Reflecting on the Politics of Sexuality Reading Retreat, by Imane E.H.
At first, I was a bit hesitant to spend the weekend, the only time during the week I get to rest, in what sounded to me like an academic retreat. But the idea of being in a calm place away from the city and its routine, even if I would have to wake up early on a Sunday, was a good motivator.
The reading booklet looked intimidating when I first saw it. It wasn’t really a “booklet” either, it was pretty thick. But as soon as I started reading it, I really got into it. The various topics it tackles are so relevant to our reality, and yet we rarely discuss them or even notice the effects they have on our lives. Many articles enlightened me on how policing and controlling the sexuality of people, especially women, comes from social and economic backgrounds under the guise of “morality”: what is morally wrong and right in a certain period of time depends largely on the sociopolitical situation of the time.
I didn’t expect a book about sexuality would help me understand so much about society, economy, and politics, and the relations between them. But most importantly, it taught me a lot on a personal level, showed me how my own interpretations are so often dictated by my surroundings. I became more self-aware of my expected role in society and society’s role in my life.
The retreat itself was even better. To be able to share ideas and discuss sensitive topics in a safe environment is an opportunity we don’t always get. It made me realize just how much others share in concerns and struggles and that I’m truly not alone. I don’t consider myself a good public speaker. I’m pretty shy and uncomfortable around large groups, but I found myself able to speak my mind and express my ideas freely. I got the sense that we were all in this together and I wasn’t afraid of being judged.
The debates were very enlightening: hearing different people’s points of view and personal experiences with different topics made even the most distant concepts relatable to me. For example, understanding the challenges facing gender non-conforming people in society today from their point of view, and learning that there is a set-standard of good sex vs. bad sex within the same society, communities, and sub communities was eye opening.
I have to admit that the movies and interactive exercises where my favorite parts, as they were very well-crafted and played a big role in fueling the conversations that followed the next day. I recommend watching the movie Beautiful Boxer (2004) to anyone reading this right now. It is, by far, one of the best movies I have watched in a while. Seeing a true story about a trans person’s self-discovery and growth in a society that rejects them, seeing their daily struggles, pains and challenges, and yet seeing them succeed in becoming who they really want to be was very inspiring. It also helped me become more aware and understanding of the difficulties faced by gender non-conforming individuals.

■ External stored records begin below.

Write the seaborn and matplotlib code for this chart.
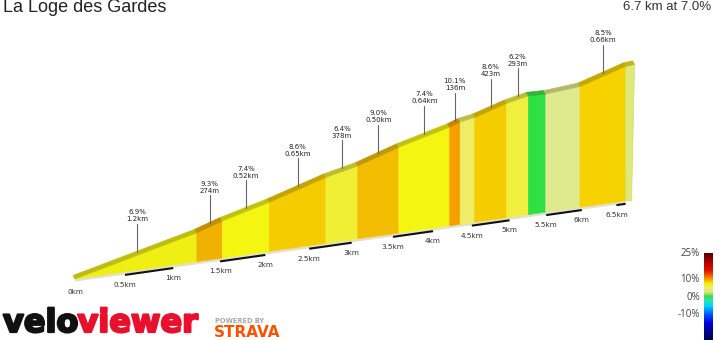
import numpy as np
import pandas as pd
import matplotlib
matplotlib.use("Agg")
import matplotlib.pyplot as plt
import matplotlib.patheffects as pe
from matplotlib.colors import LinearSegmentedColormap, to_rgb
import seaborn as sns

# ---------------- data ----------------
title = "La Loge des Gardes"
summary = "6.7 km at 7.0%"
seg_length_km = [1.25, 0.274, 0.52, 0.65, 0.378, 0.50, 0.64, 0.136, 0.19, 0.423, 0.293, 0.24, 0.48, 0.66]
seg_gradient = [6.9, 9.3, 7.4, 8.6, 6.4, 9.0, 7.4, 10.1, 5.0, 8.6, 6.2, 0.3, 3.0, 8.5]
seg_length_label = ["1.2km", "274m", "0.52km", "0.65km", "378m", "0.50km", "0.64km",
                    "136m", "", "423m", "293m", "", "", "0.66km"]
km_ticks = [0, 0.5, 1, 1.5, 2, 2.5, 3, 3.5, 4, 4.5, 5, 5.5, 6, 6.5]
km_tick_labels = ["0km", "0.5km", "1km", "1.5km", "2km", "2.5km", "3km", "3.5km",
                  "4km", "4.5km", "5km", "5.5km", "6km", "6.5km"]
cbar_ticks = [25, 10, 0, -10]
cbar_tick_labels = ["25%", "10%", "0%", "-10%"]

# ---------------- style / camera ----------------
cmap_nodes = [(-25, "#00004a"), (-15, "#0000d8"), (-10, "#0058ff"), (-5, "#00d8ff"),
              (-1.5, "#30e6a0"), (0.3, "#2fe043"), (1.8, "#b0dc6a"), (3.0, "#dfe98e"),
              (5.0, "#eeee66"), (6.3, "#f0ee3a"), (6.9, "#eeee14"), (7.4, "#f6f612"),
              (8.5, "#f6d300"), (9.0, "#f3c300"), (9.3, "#f1b100"), (10.1, "#f5a000"),
              (15, "#e41200"), (20, "#b00000"), (25, "#560000")]
vmin, vmax = -25, 25
cmap = LinearSegmentedColormap.from_list(
    "vv", [((v - vmin) / (vmax - vmin), c) for v, c in cmap_nodes])

X0, Y0 = 75.0, 279.0
SX, PERSP, BASE_SLOPE, HZ = 101.6, 0.0338, 0.142, 0.349
BAND = np.array([-2.0, -3.6])


def proj(d, e):
    d = np.asarray(d, float)
    e = np.asarray(e, float)
    f = 1 + PERSP * d
    x = X0 + SX * d / f
    yb = Y0 - BASE_SLOPE * (x - X0)
    return x, yb - HZ * e / f


sns.set_theme(style="white")
plt.rcParams["font.family"] = ["DejaVu Sans"]

fig = plt.figure(figsize=(7.2, 3.4), dpi=100)
ax = fig.add_axes([0, 0, 1, 1])
ax.set_xlim(0, 720)
ax.set_ylim(340, 0)
ax.axis("off")

lengths = np.array(seg_length_km)
grads = np.array(seg_gradient)
dist = np.concatenate([[0], np.cumsum(lengths)])
elev = np.concatenate([[0], np.cumsum(lengths * grads * 10.0)])
total = dist[-1]

# ground strip under the profile
dd = np.linspace(0, total, 50)
gx, gy = proj(dd, np.zeros_like(dd))
ax.fill(np.concatenate([gx, gx[::-1]]), np.concatenate([gy, gy[::-1] + 2.6]),
        color="#e4e0cc", lw=0, zorder=1)

# front faces and top bands
for i in range(len(lengths)):
    col = cmap((grads[i] - vmin) / (vmax - vmin))
    xs, ys = proj([dist[i], dist[i + 1]], [elev[i], elev[i + 1]])
    xb, yb = proj([dist[i], dist[i + 1]], [0, 0])
    ax.fill([xb[0], xb[1], xs[1], xs[0]], [yb[0], yb[1], ys[1], ys[0]],
            facecolor=col, edgecolor=col, lw=0.4, zorder=2)
    dark = np.array(to_rgb(col)) * 0.8
    ax.fill([xs[0], xs[1], xs[1] + BAND[0], xs[0] + BAND[0]],
            [ys[0], ys[1], ys[1] + BAND[1], ys[0] + BAND[1]],
            facecolor=dark, edgecolor=dark, lw=0.4, zorder=3)

# end cap
ex, ey = proj([total, total], [0, elev[-1]])
cap_top = np.array([ex[1] + 9, ey[1] - 2])
cap_bot = np.array([ex[0] + 6, ey[0]])
ax.fill([ex[0], ex[1], cap_top[0], cap_bot[0]], [ey[0], ey[1], cap_top[1], cap_bot[1]],
        facecolor="#dfe977", edgecolor="#d2dc6a", lw=0.5, zorder=2)
ax.fill([ex[1], ex[1] + BAND[0], cap_top[0] + BAND[0], cap_top[0]],
        [ey[1], ey[1] + BAND[1], cap_top[1] + BAND[1], cap_top[1]],
        facecolor="#c4b418", edgecolor="#c4b418", lw=0.4, zorder=3)

# outline of the road
ox, oy = proj(dist, elev)
sns.lineplot(x=ox + BAND[0] * 0.5, y=oy + BAND[1] * 0.5, ax=ax, sort=False,
             estimator=None, color="#b8b010", lw=0.4, alpha=0.5, zorder=4)

# segment labels with leader lines
LEAD = 28
for i in range(len(lengths)):
    if not seg_length_label[i]:
        continue
    dm = 0.5 * (dist[i] + dist[i + 1])
    em = 0.5 * (elev[i] + elev[i + 1])
    lx, ly = proj(dm, em)
    ytop = ly + BAND[1]
    ax.plot([lx, lx], [ytop, ytop - LEAD], color="#666666", lw=0.8, zorder=5)
    ax.text(lx, ytop - LEAD - 11.5, f"{grads[i]:.1f}%", ha="center", va="center",
            fontsize=5, color="#222222", zorder=6)
    ax.text(lx, ytop - LEAD - 4.5, seg_length_label[i], ha="center", va="center",
            fontsize=5, color="#222222", zorder=6)

# km scale
for k, lab in zip(km_ticks, km_tick_labels):
    if (k * 2) % 2 == 1:
        d2 = min(k + 0.5, total)
        sx_, sy_ = proj([k, d2], [0, 0])
        ax.plot(sx_, sy_ + 3, color="#111111", lw=1.5, solid_capstyle="butt", zorder=5)
    tx, ty = proj(k, 0)
    ax.text(tx, ty + 13, lab, ha="center", va="center", fontsize=5.2,
            color="#333333", zorder=6)

# colour bar
grad_img = np.linspace(vmax, vmin, 200)[:, None]
cb_top, cb_per = 297.3 - 1.733 * vmax, 1.733
ax.imshow(grad_img, cmap=cmap, vmin=vmin, vmax=vmax, aspect="auto",
          extent=[704, 713, 297.3 - cb_per * vmin, cb_top], zorder=5,
          interpolation="bilinear")
for v, lab in zip(cbar_ticks, cbar_tick_labels):
    ax.text(700, 297.3 - cb_per * v, lab, ha="right", va="center", fontsize=7,
            family=["Open Sans", "DejaVu Sans"], color="#444444")
ax.set_xlim(0, 720)
ax.set_ylim(340, 0)

# titles
ax.text(3, 12.5, title, ha="left", va="baseline", fontsize=13,
        family=["Liberation Sans", "DejaVu Sans"], color="#222222")
ax.text(711, 10, summary, ha="right", va="baseline", fontsize=9.5,
        family=["Liberation Sans", "DejaVu Sans"], color="#333333")

# logo
t1 = ax.text(3, 332, "velo", ha="left", va="baseline", fontsize=23, fontweight="bold",
             color="#111111",
             path_effects=[pe.withStroke(linewidth=1.6, foreground="#111111")])
fig.canvas.draw()
bb = t1.get_window_extent(fig.canvas.get_renderer())
x_after = ax.transData.inverted().transform((bb.x1, bb.y0))[0]
ax.text(x_after - 1, 332, "viewer", ha="left", va="baseline", fontsize=23,
        fontweight="bold", color="#e8112d",
        path_effects=[pe.withStroke(linewidth=1.6, foreground="#e8112d")])
ax.text(215, 321, "POWERED BY", ha="left", va="center", fontsize=4.8, fontweight="bold",
        color="#a8a8a8")
ax.text(214, 337, "STRAVA", ha="left", va="baseline", fontsize=11, fontweight="bold",
        color="#fc5200")

fig.savefig("out.png", dpi=100)
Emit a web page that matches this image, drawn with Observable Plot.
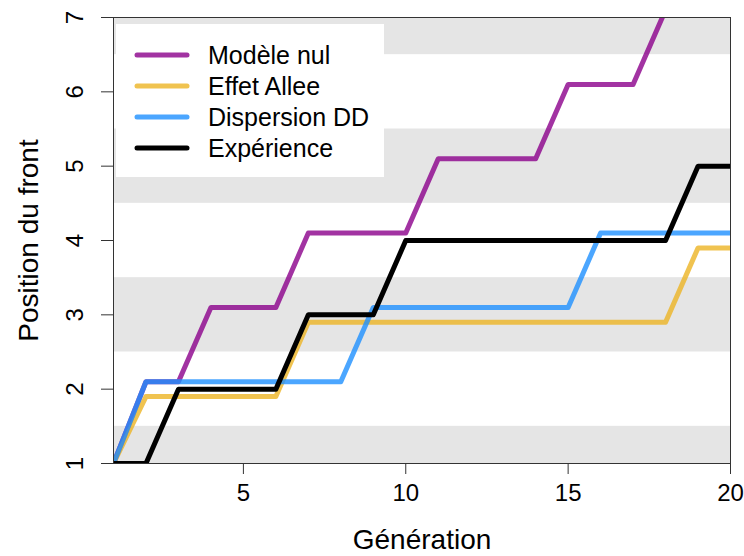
<!DOCTYPE html>
<html>
<head>
<meta charset="utf-8">
<script src="https://cdn.jsdelivr.net/npm/d3@7"></script>
<script src="https://cdn.jsdelivr.net/npm/@observablehq/plot@0.6"></script>
<style>
  html, body { margin: 0; padding: 0; background: #fff; }
  #chart svg { display: block; }
</style>
</head>
<body>
<div id="chart"></div>
<script>
// Generations on the x axis
const generations = [1, 2, 3, 4, 5, 6, 7, 8, 9, 10, 11, 12, 13, 14, 15, 16, 17, 18, 19, 20];

// Front position per generation (models are offset by ±0.1 so the steps stay distinguishable)
const modeleNul   = [1, 2.1, 2.1, 3.1, 3.1, 3.1, 4.1, 4.1, 4.1, 4.1, 5.1, 5.1, 5.1, 5.1, 6.1, 6.1, 6.1, 7.1, 7.1, 7.1];
const effetAllee  = [1, 1.9, 1.9, 1.9, 1.9, 1.9, 2.9, 2.9, 2.9, 2.9, 2.9, 2.9, 2.9, 2.9, 2.9, 2.9, 2.9, 2.9, 3.9, 3.9];
const dispersionDD = [1, 2.1, 2.1, 2.1, 2.1, 2.1, 2.1, 2.1, 3.1, 3.1, 3.1, 3.1, 3.1, 3.1, 3.1, 4.1, 4.1, 4.1, 4.1, 4.1];
const experience  = [1, 1, 2, 2, 2, 2, 3, 3, 3, 4, 4, 4, 4, 4, 4, 4, 4, 4, 5, 5];

const seriesNames  = ["Modèle nul", "Effet Allee", "Dispersion DD", "Expérience"];
const seriesValues = [modeleNul, effetAllee, dispersionDD, experience];
const seriesColors = ["rgba(139,0,139,0.8)", "rgba(236,180,36,0.8)", "rgba(30,144,255,0.8)", "#000000"];

// Axis ticks
const xTicks = [5, 10, 15, 20];
const yTicks = [1, 2, 3, 4, 5, 6, 7];

// Alternating grey bands behind the lines
const bandLow  = [1, 2.5, 4.5, 6.5];
const bandHigh = [1.5, 3.5, 5.5, 7];
const bands = bandLow.map((lo, i) => ({lo, hi: bandHigh[i]}));

// Long-format table for the line marks
const rows = seriesNames.flatMap((name, s) =>
  generations.map((g, i) => ({serie: name, gen: g, pos: seriesValues[s][i]}))
);

const FONT = "'Liberation Sans', Arial, Helvetica, sans-serif";

// Legend drawn inside the top-left corner of the frame
function legend(index, scales, values, dims) {
  const g = d3.create("svg:g");
  const x0 = dims.marginLeft + 3;
  const y0 = dims.marginTop + 7;
  g.append("rect")
    .attr("x", x0).attr("y", y0)
    .attr("width", 268).attr("height", 153)
    .attr("fill", "#ffffff");
  seriesNames.forEach((name, i) => {
    const cy = y0 + 31 + i * 31;
    g.append("line")
      .attr("x1", x0 + 21).attr("x2", x0 + 71)
      .attr("y1", cy).attr("y2", cy)
      .attr("stroke", seriesColors[i])
      .attr("stroke-width", 5)
      .attr("stroke-linecap", "round");
    g.append("text")
      .attr("x", x0 + 92).attr("y", cy + 9)
      .attr("text-anchor", "start")
      .attr("font-size", 25)
      .attr("font-family", FONT)
      .attr("fill", "#000")
      .text(name);
  });
  return g.node();
}

const chart = Plot.plot({
  width: 744,
  height: 556,
  marginLeft: 113,
  marginRight: 14,
  marginTop: 17,
  marginBottom: 93,
  style: {fontFamily: FONT, background: "#fff", color: "#000"},
  x: {domain: [1, 20]},
  y: {domain: [1, 7]},
  color: {domain: seriesNames, range: seriesColors},
  marks: [
    Plot.rect(bands, {y1: "lo", y2: "hi", fill: "#e5e5e5"}),
    Plot.line(rows, {
      x: "gen", y: "pos", z: "serie", stroke: "serie",
      strokeWidth: 5, strokeLinejoin: "round", strokeLinecap: "round",
      clip: true
    }),
    legend,
    Plot.frame({stroke: "#333", strokeWidth: 1}),
    Plot.axisX(xTicks, {
      anchor: "bottom", tickSize: 11, tickPadding: 9, tickFormat: d3.format("d"),
      fontSize: 24, label: null, stroke: "#333"
    }),
    Plot.axisY(yTicks, {
      anchor: "left", tickSize: 12, tickPadding: 19, tickRotate: -90, tickFormat: d3.format("d"),
      fontSize: 24, label: null, stroke: "#333"
    }),
    Plot.text(["Génération"], {
      frameAnchor: "bottom", dy: 77, textAnchor: "middle", lineAnchor: "middle",
      fontSize: 28, fill: "#000"
    }),
    Plot.text(["Position du front"], {
      frameAnchor: "left", dx: -84, textAnchor: "middle", lineAnchor: "middle",
      rotate: -90, fontSize: 28, fill: "#000"
    })
  ]
});

document.getElementById("chart").appendChild(chart);
</script>
</body>
</html>
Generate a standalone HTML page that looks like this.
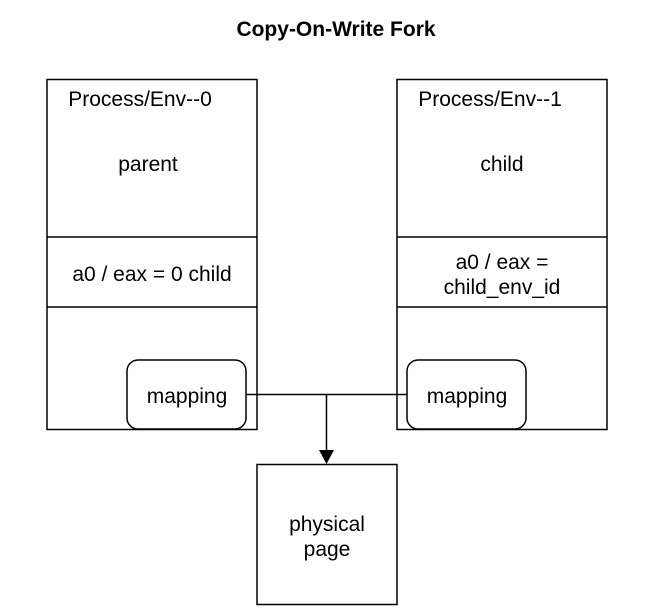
<!DOCTYPE html>
<html><head><meta charset="utf-8"><style>
html,body{margin:0;padding:0;background:#fff;overflow:hidden;}
svg{display:block;}
svg text{font-family:"Liberation Sans",sans-serif;font-size:21px;fill:#000;text-anchor:middle;}
</style></head><body>
<svg width="662" height="613" xmlns="http://www.w3.org/2000/svg">
<text x="336" y="36" style="font-weight:bold">Copy-On-Write Fork</text>
<g fill="none" stroke="#000" stroke-width="1.5">
<rect x="47" y="79.5" width="210" height="350"/>
<line x1="47" y1="237" x2="257" y2="237"/>
<line x1="47" y1="307" x2="257" y2="307"/>
<rect x="397" y="79.5" width="210" height="350"/>
<line x1="397" y1="237" x2="607" y2="237"/>
<line x1="397" y1="307" x2="607" y2="307"/>
<rect x="127" y="360" width="119" height="69" rx="11" fill="#fff"/>
<rect x="407" y="360" width="119" height="69" rx="11" fill="#fff"/>
<line x1="246" y1="394.5" x2="407" y2="394.5"/>
<line x1="326.5" y1="394.5" x2="326.5" y2="452"/>
<rect x="257" y="464.5" width="140" height="140"/>
</g>
<polygon points="319,450 334,450 326.5,464" fill="#000"/>
<text x="140" y="106">Process/Env--0</text>
<text x="148" y="171">parent</text>
<text x="152" y="281">a0 / eax = 0 child</text>
<text x="490" y="106">Process/Env--1</text>
<text x="502" y="171">child</text>
<text x="502" y="269">a0 / eax =</text>
<text x="502" y="294">child_env_id</text>
<text x="187" y="403">mapping</text>
<text x="467" y="403">mapping</text>
<text x="327" y="531">physical</text>
<text x="327" y="556">page</text>
</svg>
</body></html>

My perspective on many different subjects grew to accommodate the insights of others; self-reflection is very important to me. Most of the time, these reflections were fueled by the side discussions some of us had over coffee, or a drink on the balcony late at night (while many were trying to sleep and had asked us to tone it down!). I found myself sharing very personal thoughts with people who, only a day ago, were total strangers. Days after the retreat ended, I find myself still thinking about many of the discussion points we had, and this is helping me to become more critical of the things which were once toxic to me but that I had always assumed were “normal”.
I remember that the final comments given by most participants on the last day, they said they wished the retreat had been longer. Honestly, I felt the same way. I felt kind of sad as we were all packing up to leave, thinking that it was like I was falling off a cloud of tolerance and acceptance and returning to the struggles of the society we had so intimately discussed.